I've worked with Unreal Engine 3 for a few years in various companies and in all of them we modified the source code to better suit our needs and never really had much of a problem merging new releases.

As for Unity, I like what they have done, but they are falling behind recently. They are VERY slow to fix bugs and they are late on releasing needed and promised features (GUI system took them what? 3 years from announcement to release?). Also, retina macs are what, almost 3 years old and there is still no support for that (I don't know how unity works with Windows Hi-Dpi support, anyone wants to chime in?)

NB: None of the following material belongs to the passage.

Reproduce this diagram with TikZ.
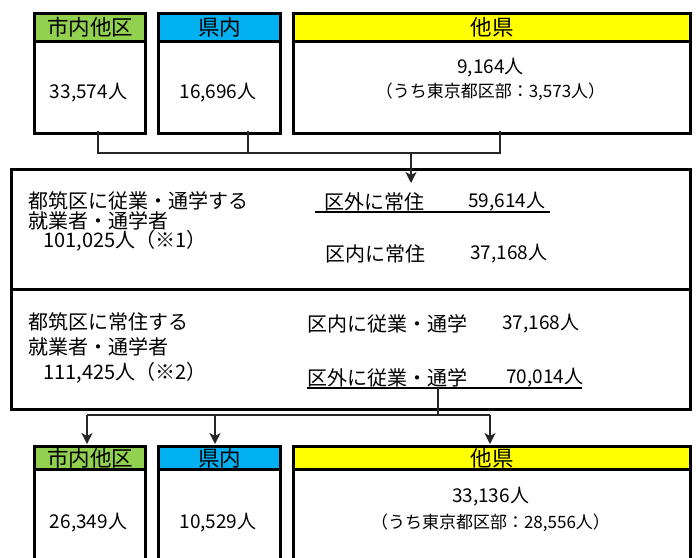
\documentclass[tikz,border=0pt]{standalone}
\usepackage{fontspec}
\setmainfont{Noto Sans CJK JP}
\usetikzlibrary{arrows.meta}
\definecolor{hgreen}{HTML}{92D050}
\definecolor{hblue}{HTML}{00B0F0}
\definecolor{hyellow}{HTML}{FFFF00}
\begin{document}
\begin{tikzpicture}[x=1pt,y=-1pt,
  box/.style={draw=black, line width=3pt, fill=white, rectangle, inner sep=0pt, anchor=north west},
  hdr/.style={box, font=\fontsize{21.5}{22}\selectfont},
  val/.style={font=\fontsize{20}{22}\selectfont, inner sep=0pt},
  num/.style={font=\fontsize{19}{21}\selectfont, inner sep=0pt},
  small/.style={font=\fontsize{17}{19}\selectfont, inner sep=0pt},
  conn/.style={draw=black!85, line width=1.5pt},
  arr/.style={conn, -{Stealth[length=11pt,width=11pt,inset=3pt]}},
  uline/.style={draw=black, line width=1.5pt}]
\useasboundingbox (0,0) rectangle (696,557);
\clip (0,0) rectangle (696,557);

% ---- top boxes ----
\node[box, minimum width=111pt, minimum height=120pt] (b1) at (33,12) {};
\node[hdr, fill=hgreen, minimum width=111pt, minimum height=28pt] (h1) at (33,12) {市内他区};
\node[num] (v1) at (88.5,93) {33,574人};

\node[box, minimum width=122pt, minimum height=120pt] (b2) at (157,12) {};
\node[hdr, fill=hblue, minimum width=122pt, minimum height=28pt] (h2) at (157,12) {県内};
\node[num] (v2) at (218,93) {16,696人};

\node[box, minimum width=397pt, minimum height=120pt] (b3) at (292,12) {};
\node[hdr, fill=hyellow, minimum width=397pt, minimum height=28pt] (h3) at (292,12) {他県};
\node[num] (v3) at (490.5,68) {9,164人};
\node[small] (s3) at (490.5,92) {（うち東京都区部：3,573人）};

% ---- main boxes ----
\node[box, minimum width=679pt, minimum height=120pt] (up) at (10,168) {};
\node[box, minimum width=679pt, minimum height=120pt] (lo) at (10,288) {};

\node[val, anchor=west] (t1) at (28,201) {都筑区に従業・通学する};
\node[val, anchor=west] (t2) at (28,221) {就業者・通学者};
\node[val, anchor=west] (t3) at (43,241) {101,025人（※1）};

\node[val, anchor=west] (r1) at (324,202) {区外に常住};
\node[num, anchor=west] (n1) at (468,202) {59,614人};
\node[val, anchor=west] (r2) at (325,254) {区内に常住};
\node[num, anchor=west] (n2) at (470,254) {37,168人};
\coordinate (u1a) at (315,212);
\coordinate (u1b) at (550,212);
\draw[uline] (u1a) -- (u1b);

\node[val, anchor=west] (t4) at (28,322) {都筑区に常住する};
\node[val, anchor=west] (t5) at (28,347) {就業者・通学者};
\node[val, anchor=west] (t6) at (43,373) {111,425人（※2）};

\node[val, anchor=west] (r3) at (307,324) {区内に従業・通学};
\node[num, anchor=west] (n3) at (502,324) {37,168人};
\node[val, anchor=west] (r4) at (307,378) {区外に従業・通学};
\node[num, anchor=west] (n4) at (506,378) {70,014人};
\coordinate (u2a) at (307,388);
\coordinate (u2b) at (582,388);
\draw[uline] (u2a) -- (u2b);

% ---- bottom boxes ----
\node[box, minimum width=111pt, minimum height=140pt] (c1) at (33,445) {};
\node[hdr, fill=hgreen, minimum width=111pt, minimum height=23pt] (k1) at (33,445) {市内他区};
\node[num] (w1) at (88.5,523) {26,349人};

\node[box, minimum width=122pt, minimum height=140pt] (c2) at (157,445) {};
\node[hdr, fill=hblue, minimum width=122pt, minimum height=23pt] (k2) at (157,445) {県内};
\node[num] (w2) at (218,523) {10,529人};

\node[box, minimum width=397pt, minimum height=140pt] (c3) at (292,445) {};
\node[hdr, fill=hyellow, minimum width=397pt, minimum height=23pt] (k3) at (292,445) {他県};
\node[num] (w3) at (490.5,497) {33,136人};
\node[small] (x3) at (490.5,523) {（うち東京都区部：28,556人）};

% ---- top connectors ----
\coordinate (p1) at (98,131);
\coordinate (p2) at (248,131);
\coordinate (p3) at (500,131);
\coordinate (q1) at (98,153);
\coordinate (q2) at (248,153);
\coordinate (q3) at (500,153);
\coordinate (q4) at (411,153);
\coordinate (q5) at (411,183);
\draw[conn] (p1) -- (q1) -- (q3) -- (p3);
\draw[conn] (p2) -- (q2);
\draw[arr] (q4) -- (q5);

% ---- bottom connectors ----
\coordinate (d0) at (438,388);
\coordinate (d1) at (438,415);
\coordinate (e1) at (87,415);
\coordinate (e2) at (215,415);
\coordinate (e3) at (490,415);
\coordinate (f1) at (87,444);
\coordinate (f2) at (215,444);
\coordinate (f3) at (490,444);
\draw[conn] (d0) -- (d1);
\draw[conn] (e1) -- (e3);
\draw[arr] (e1) -- (f1);
\draw[arr] (e2) -- (f2);
\draw[arr] (e3) -- (f3);
\end{tikzpicture}
\end{document}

Unity also has zero royalties.


Anyone have experience working with UE4 on older iOS devices, such as the iPad 3? Specifically, can you make a game that still runs at 60fps on that device? I'm thinking mostly 2D, but with polygon-based meshes instead of sprites for my graphics.


I'm very excited about this. I have been keeping my project under wraps and hope that I can get the prototype ironed out a bit more before I try for this. Just a few thousand dollars to pay for licensing fees of software and maybe a dev machine or two and some marketing.


WOW. I wonder how frequently the grants will be awarded.


Unity3d is eating it alive starting with legs :).